Szewach Weiss dla WP: najważniejszy jest kompromis
(inf.własna)
19.02.2002 | aktual.: 22.06.2002 14:29
Gościem wtorkowego czata Wirtualnej Polski był ambasador Izraela w Polsce, pan Szewach Weiss. Rozmawialiśmy z nim o perspektywach rozwiązania konfliktu bliskowschodniego, propozycjach jednego z izraelskich posłów, by ułatwić arabskim obywatelom Izraela wyjazd do państw arabskich, a także o poniedziałkowej wypowiedzi premiera Czech, który porównał przywódcę Autonomii Palestyńskiej, Jasera Arafata, do Hitlera.
Wirtualna Polska: Każdego niemal dnia pojawiają się doniesienia o kolejnych zamachach w Izraelu i atakach sił izraelskich na terytoria zamieszkane przez Palestyńczyków. Powstaje nieodparte wrażenie, że konflikt na Bliskim Wschodzie pozostaje bez kontroli, a porozumienie i dialog są na etapie sprzed kilkunastu lat. Jakie - pana zdaniem - są perspektywy rozwiązania tego konfliktu?
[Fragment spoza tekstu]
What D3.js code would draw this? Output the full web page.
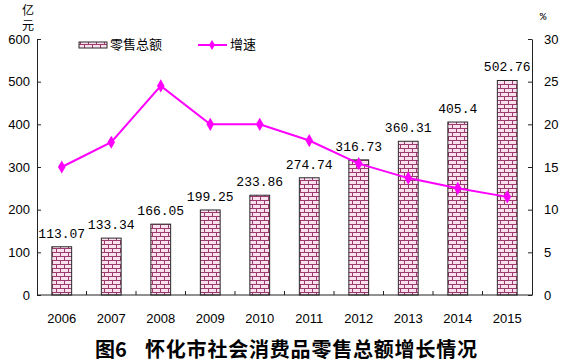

Szewach Weiss: Chciałbym od razu zaznaczyć, że nie można mówić o braku kontroli w konflikcie bliskowschodnim. Brak kontroli to dwie dzikie grupy, pozbawione szefów, liderów, kogoś, kto postanawiałby co i jak robić. To nie jest tak.
Z jednej strony mamy przecież państwo Izrael, w którym istnieją i działają instytucje demokratyczne, rząd, parlament, sądy, istnieje opozycja, która ma prawo zabierać głos. Z drugiej strony jest Autonomia Palestyńska, która była bardzo blisko na drodze do państwa suwerennego i która dziś ma swoją quasi konstytucję oraz demokrację.
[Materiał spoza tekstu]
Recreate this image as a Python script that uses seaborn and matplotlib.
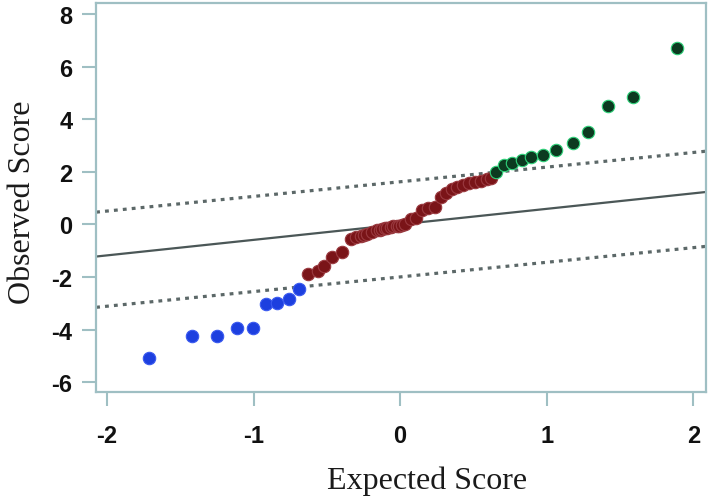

Między tymi dwoma podmiotami były podpisane porozumienia, ale niestety w ciągu ostatniego 1,5 roku pan Arafat i Palestyńczycy odeszli od nich. My mamy kontrolę nad swoją armią. Nie ma w niej żołnierzy-samobójców, którzy wykonywaliby jakieś działania przeciw Palestyńczykom samowolnie. Jeżeli tacy by się pojawili, to są przecież sądy i więzienia.
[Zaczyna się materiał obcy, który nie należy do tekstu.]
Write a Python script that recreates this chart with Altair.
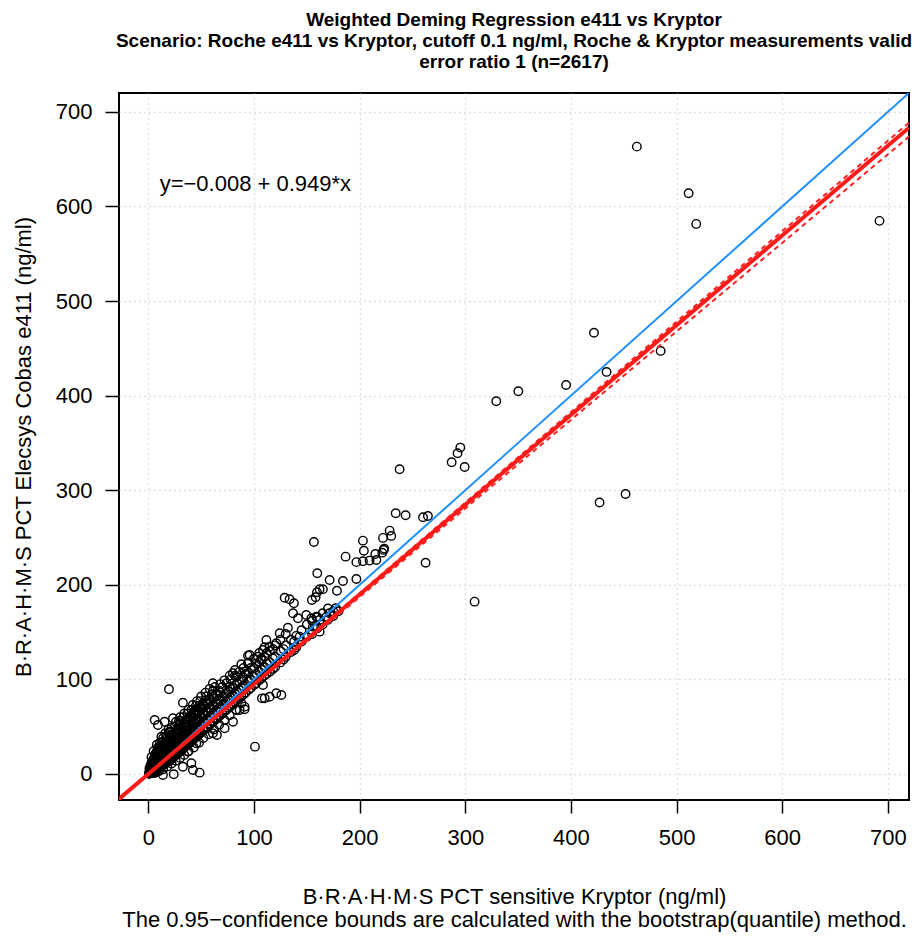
import altair as alt
import pandas as pd

# ---- data ----
title_lines = [
    "Weighted Deming Regression e411 vs Kryptor",
    "Scenario: Roche e411 vs Kryptor, cutoff 0.1 ng/ml, Roche & Kryptor measurements valid",
    "error ratio 1 (n=2617)",
]
x_title = [
    "B·R·A·H·M·S PCT sensitive Kryptor (ng/ml)",
    "The 0.95−confidence bounds are calculated with the bootstrap(quantile) method.",
]
y_title = "B·R·A·H·M·S PCT Elecsys Cobas e411 (ng/ml)"
equation_label = "y=−0.008 + 0.949*x"
tick_values = [0, 100, 200, 300, 400, 500, 600, 700]
axis_domain = [-27.8, 720.0]
y_axis_domain = [-27.5, 720.0]

# regression (intercept, slope)
identity_line = (0.0, 1.0)
fit_line = (-0.008, 0.949)
ci_upper = (0.0, 0.9565)
ci_lower = (-0.02, 0.936)

outlier_points = [
    (462.4, 663.3), (511.4, 614), (518.6, 581.6), (692.1, 584.8),
    (421.8, 466.5), (484.9, 447.3), (433.7, 425.1), (395.4, 411.3), (350.2, 404.7), (329.3, 394.1),
    (237.8, 322.2), (295.3, 345.1), (292.7, 339.1), (287.1, 329.6), (299.4, 324.6),
    (451.7, 296.1), (427.1, 287.1),
    (234.1, 275.7), (243.5, 273.5), (260, 271.4), (264.6, 272.8),
    (228.4, 257.3), (222.1, 249.6), (229.9, 251.7), (223.3, 238.3), (221.4, 234),
    (262.4, 223.4), (308.8, 182.2),
    (156.7, 245.3), (203.1, 246.7), (204, 236.1), (186.7, 229.8),
    (196.9, 224), (203.1, 225), (209.4, 225.6), (215.8, 226.3),
    (214.8, 232.6), (222.7, 236.9), (159.9, 212.2),
    (171.6, 205.1), (184.2, 204.1), (196.9, 206.2),
    (162.1, 195.3), (165.2, 195.3), (159.6, 192.1), (178.5, 193.8),
    (129, 186.4), (133.7, 184.7), (137.8, 180.5), (154.8, 184), (158.3, 186.8),
    (177.3, 175.2), (171.6, 169.9), (168.5, 166.3),
    (136.9, 169.9), (141.6, 164.6), (149.5, 168.1), (154.3, 164.6), (159, 166.3), (162.1, 162.8),
    (132.1, 154.7), (143.2, 145.2), (162.1, 150.5), (155.8, 155.8), (159, 156.5),
    (124.3, 148.8), (121.1, 138.2), (114.8, 134.6), (111.7, 141.7), (108.5, 131.1),
    (103.7, 124), (106.9, 120.5), (95.9, 125.8), (94.3, 117.1), (91.1, 108.2),
    (108.5, 94.1), (114.8, 81.7), (125.9, 83.5), (107.5, 80),
    (88, 74.8), (91.1, 68.4), (83.3, 67.7),
    (80, 106.5), (83.3, 102.9), (76.9, 92.3),
    (19.5, 89.6), (32.7, 75.4), (48.5, 1.4), (24, -0.3), (100.9, 28.9), (94.3, 125.1), (61.1, 95.9),
    (110.1, 80), (121.1, 85.3),
    (86.4, 67.7), (91.1, 71.2), (80.1, 55.3), (72.2, 48.3), (64.9, 41.2), (61.1, 43),
    (6, 57.1), (15.4, 55.3), (9.1, 51.8), (12.3, 39.4), (23.3, 58.9), (29.6, 53.6), (20.1, 44.7),
    (1.2, 0.7), (7.5, 2.4), (13.8, -1),
    (37.5, 23.6), (45.4, 32.5), (40.7, 11.3), (32.7, 7.7), (42.2, 4.2),
]

cluster_points = [
    (1, 0.5), (1, 3), (1, 6),
    (3, 1), (3, 4), (3, 8), (3, 12),
    (5, 3), (5, 7), (5, 11), (5, 16),
    (7, 4), (7, 9), (7, 14), (7, 20),
    (9, 6), (9, 11), (9, 16), (9, 22), (9, 28),
    (11, 7), (11, 13), (11, 19), (11, 25),
    (13, 9), (13, 15), (13, 21), (13, 28), (13, 34),
    (15, 10), (15, 17), (15, 23), (15, 30),
    (17, 12), (17, 19), (17, 26), (17, 33), (17, 40),
    (19, 14), (19, 21), (19, 28), (19, 35),
    (21, 15), (21, 22), (21, 30), (21, 37), (21, 44),
    (23, 17), (23, 24), (23, 32), (23, 40),
    (25, 19), (25, 27), (25, 35), (25, 43), (25, 50),
    (27, 21), (27, 29), (27, 37), (27, 45),
    (29, 23), (29, 31), (29, 39), (29, 48), (29, 56),
    (31, 25), (31, 33), (31, 41), (31, 50),
    (33, 27), (33, 35), (33, 44), (33, 53), (33, 60),
    (35, 29), (35, 37), (35, 46), (35, 55),
    (37, 31), (37, 40), (37, 49), (37, 58), (37, 64),
    (39, 33), (39, 42), (39, 51), (39, 60),
    (41, 35), (41, 44), (41, 53), (41, 62), (41, 68),
    (43, 37), (43, 46), (43, 55), (43, 64),
    (45, 39), (45, 48), (45, 57), (45, 66), (45, 72),
    (47, 41), (47, 50), (47, 59), (47, 68),
    (49, 43), (49, 52), (49, 61), (49, 70), (49, 77),
    (52, 46), (52, 55), (52, 64), (52, 73),
    (55, 49), (55, 58), (55, 67), (55, 76), (55, 82),
    (58, 52), (58, 61), (58, 70), (58, 79),
    (61, 55), (61, 64), (61, 73), (61, 82), (61, 88),
    (64, 58), (64, 67), (64, 76), (64, 85),
    (67, 61), (67, 70), (67, 79), (67, 88),
    (70, 64), (70, 73), (70, 82), (70, 92),
    (74, 68), (74, 77), (74, 86), (74, 96),
    (78, 72), (78, 81), (78, 90), (78, 100),
    (82, 76), (82, 85), (82, 94), (82, 104),
    (86, 80), (86, 89), (86, 98), (86, 108),
    (90, 84), (90, 93), (90, 102), (90, 112),
    (95, 89), (95, 98), (95, 107), (95, 118),
    (100, 94), (100, 103), (100, 112), (100, 122),
    (105, 99), (105, 108), (105, 118), (105, 128),
    (110, 104), (110, 113), (110, 124), (110, 134),
    (115, 108), (115, 118), (115, 130),
    (120, 113), (120, 124), (120, 136),
    (125, 118), (125, 130), (125, 142),
    (130, 124), (130, 136), (130, 148),
    (135, 129), (135, 142), (140, 134), (140, 146),
    (145, 140), (145, 152), (150, 145), (150, 158),
    (160, 154), (160, 166), (170, 163), (170, 175), (180, 172),
]

cluster_fill_points = [
    (2, 2), (2, 5), (2, 9), (4, 3), (4, 6), (4, 10), (4, 14), (6, 4), (6, 8), (6, 12), (6, 17),
    (8, 6), (8, 10), (8, 14), (8, 19), (8, 24), (10, 7), (10, 12), (10, 17), (10, 22),
    (12, 8), (12, 13), (12, 18), (12, 24), (12, 30), (14, 10), (14, 15), (14, 20), (14, 26),
    (16, 11), (16, 17), (16, 22), (16, 29), (18, 13), (18, 18), (18, 24), (18, 31),
    (20, 14), (20, 20), (20, 26), (20, 33), (22, 16), (22, 22), (22, 28), (22, 35),
    (24, 18), (24, 24), (24, 31), (24, 38), (26, 20), (26, 26), (26, 33), (26, 40),
    (28, 22), (28, 28), (28, 35), (28, 43), (30, 24), (30, 30), (30, 38), (30, 46),
    (32, 26), (32, 32), (32, 40), (32, 48), (34, 28), (34, 34), (34, 42), (34, 50),
    (36, 30), (36, 36), (36, 44), (36, 52), (38, 32), (38, 38), (38, 46), (38, 55),
    (40, 34), (40, 40), (40, 48), (40, 57), (42, 36), (42, 42), (42, 51), (42, 60),
    (44, 38), (44, 44), (44, 53), (44, 62), (46, 40), (46, 46), (46, 55), (46, 64),
    (48, 42), (48, 48), (48, 57), (48, 66), (50, 44), (50, 51), (50, 59), (50, 68),
    (53, 47), (53, 54), (53, 62), (53, 71), (56, 50), (56, 57), (56, 65), (56, 74),
    (59, 53), (59, 60), (59, 68), (59, 77), (62, 56), (62, 63), (62, 71), (62, 80),
    (65, 59), (65, 66), (65, 74), (65, 83), (68, 62), (68, 69), (68, 77), (68, 86),
    (72, 66), (72, 73), (72, 82), (76, 70), (76, 78), (76, 87), (80, 74), (80, 82), (80, 91),
    (84, 78), (84, 86), (84, 96), (88, 82), (88, 91), (88, 100), (92, 86), (92, 95), (92, 106),
    (97, 91), (97, 100), (97, 112), (102, 96), (102, 106), (102, 117), (107, 101), (107, 111),
    (107, 122), (112, 106), (112, 117), (112, 128), (118, 111), (118, 122), (118, 132),
    (128, 121), (128, 132), (138, 131), (138, 140), (155, 148), (155, 162), (165, 158),
    (165, 170), (175, 167), (175, 172),
]

# extra points along the upper-left and lower-right edges of the dense cloud
cluster_edge_points = [
    (3, 18), (5, 24), (8, 31), (11, 33), (14, 38), (16, 43), (19, 47), (22, 49), (26, 55),
    (30, 60), (34, 64), (38, 68), (42, 73), (46, 77), (50, 82), (54, 86), (58, 90), (63, 92),
    (68, 95), (72, 99), (77, 104), (82, 110), (88, 116),
    (6, 1), (10, 3), (14, 5), (18, 8), (22, 11), (26, 14), (30, 17), (34, 20), (38, 24),
    (43, 28), (48, 33), (52, 38), (57, 42), (62, 47), (67, 52), (72, 57), (77, 62), (83, 68),
    (2, 1), (3, 2), (4, 1), (6, 2), (8, 3), (0.5, 0.2), (1.5, 1.5),
    (26, 46), (30, 52), (36, 58), (40, 62), (44, 67), (48, 72), (54, 78), (60, 84),
    (18, 38), (22, 42), (14, 32), (10, 27), (7, 22),
]

# ---- tables built from the lists above ----
pts = pd.DataFrame(
    cluster_points + cluster_fill_points + cluster_edge_points + outlier_points,
    columns=["x", "y"],
)


def line_table(coef):
    a, b = coef
    x0, x1 = axis_domain
    return pd.DataFrame({"x": [x0], "x2": [x1], "y": [a + b * x0], "y2": [a + b * x1]})


xs = alt.Scale(domain=axis_domain, nice=False, zero=False)
ys = alt.Scale(domain=y_axis_domain, nice=False, zero=False)

x_axis = alt.Axis(
    values=tick_values, title=x_title, grid=True, domain=False,
    tickSize=13, tickWidth=1.5, tickColor="black",
    labelFontSize=22, labelPadding=14, labelFont="Liberation Sans", labelColor="black",
    titleFontSize=22, titleFont="Liberation Sans", titleFontWeight="normal", titleColor="black",
    titleBaseline="top", titleY=86, titleLineHeight=23,
)
y_axis = alt.Axis(
    values=tick_values, title=y_title, grid=True, domain=False,
    tickSize=14, tickWidth=1.5, tickColor="black",
    labelFontSize=22, labelPadding=13, labelFont="Liberation Sans", labelColor="black",
    titleFontSize=22, titleFont="Liberation Sans", titleFontWeight="normal", titleColor="black",
    titleX=-96, titleY=353.5, titleBaseline="middle",
)

points = alt.Chart(pts).mark_point(
    shape="circle", filled=False, color="black", size=72, strokeWidth=1.4, opacity=1
).encode(
    x=alt.X("x:Q", scale=xs, axis=x_axis),
    y=alt.Y("y:Q", scale=ys, axis=y_axis),
)


def rule(coef, color, width, dash=None):
    kw = dict(color=color, strokeWidth=width, clip=True)
    if dash:
        kw["strokeDash"] = dash
    return alt.Chart(line_table(coef)).mark_rule(**kw).encode(
        x=alt.X("x:Q", scale=xs), x2="x2:Q",
        y=alt.Y("y:Q", scale=ys), y2="y2:Q",
    )


blue = rule(identity_line, "#1e8fff", 2)
red_hi = rule(ci_upper, "#ff2020", 2, [5, 4])
red_lo = rule(ci_lower, "#ff2020", 2, [5, 4])
red = rule(fit_line, "#ff1a1a", 4)

label = alt.Chart(pd.DataFrame({"x": [10.7], "y": [624], "t": [equation_label]})).mark_text(
    align="left", baseline="middle", fontSize=22, font="Liberation Sans", color="black"
).encode(x=alt.X("x:Q", scale=xs), y=alt.Y("y:Q", scale=ys), text="t:N")

chart = alt.layer(points, blue, red_hi, red_lo, red, label).properties(
    width=790,
    height=707,
    autosize=alt.AutoSizeParams(type="none"),
    padding={"left": 111, "top": 85, "right": 7, "bottom": 134},
    title=alt.TitleParams(
        text=title_lines, fontSize=19, fontWeight="bold", font="Liberation Sans",
        anchor="middle", lineHeight=21, offset=21, color="black",
    ),
).configure_view(stroke="black", strokeWidth=2).configure_axis(
    gridColor="#c0c0c0", gridDash=[1, 4], gridWidth=1.3
)

chart.save("out.html", embed_options={"renderer": "svg", "actions": False})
Chcę podkreślić, że między oboma stronami konfliktu musi być zawarty jakiś kompromis. Przypomnę tylko, że 80% swoich żądań Arafat mógł osiągnąć już kilka lat temu; on chciał jednak 100% i zapomniał o kompromisie, a kompromis to przecież część naszego życia.
WP: W poniedziałek premier Czech Milosz Zeman, który przebywał z wizytą w Izraelu, porównał przywódcę Autonomii Palestyńskiej do Hitlera. Czy Pańskim zdaniem stosowany ostatnio międzynarodowy ostracyzm wobec palestyńskiego przywódcy rzeczywiście może być pomocny w zażegnaniu walk?
Szewach Weiss: Ja się z nim nie zgadzam. Przeszedłem Holocaust i dokładnie wiem kim był Hitler i jego rząd - brutalna, rasistowska, nieludzka platforma ideologiczna.
Pan Zeman chciał powiedzieć, że Arafat jest bardzo niebezpiecznym terrorystą, którego działania zagrażają życiu wielu ludzi - jeśli to miał na myśli, to ja się z nim zgadzam. Nie trzeba jednak stosować porównań do Hitlera.
WP: Wtorkowe wydanie gazety Jeruzalem Post pisze o propozycji deputowanego do Knesetu - Pana Michaela Kleinera - który chce wprowadzenia ustawy, ułatwiającej arabskim obywatelom Izraela emigrację i zrzeczenie się izraelskiego obywatelstwa. Jaka jest pańska opinia na ten temat?
Szewach Weiss: To nie pierwszy raz. On należy do takiej partii, która składa takie propozycje. Ja się z nim oczywiście nie zgadzam; taka ustawa to wielka niesprawiedliwość. My żydowski naród, który przeżył wiele tragedii, nie możemy dopuszczać do proponowanych przez pana Kleinera działań.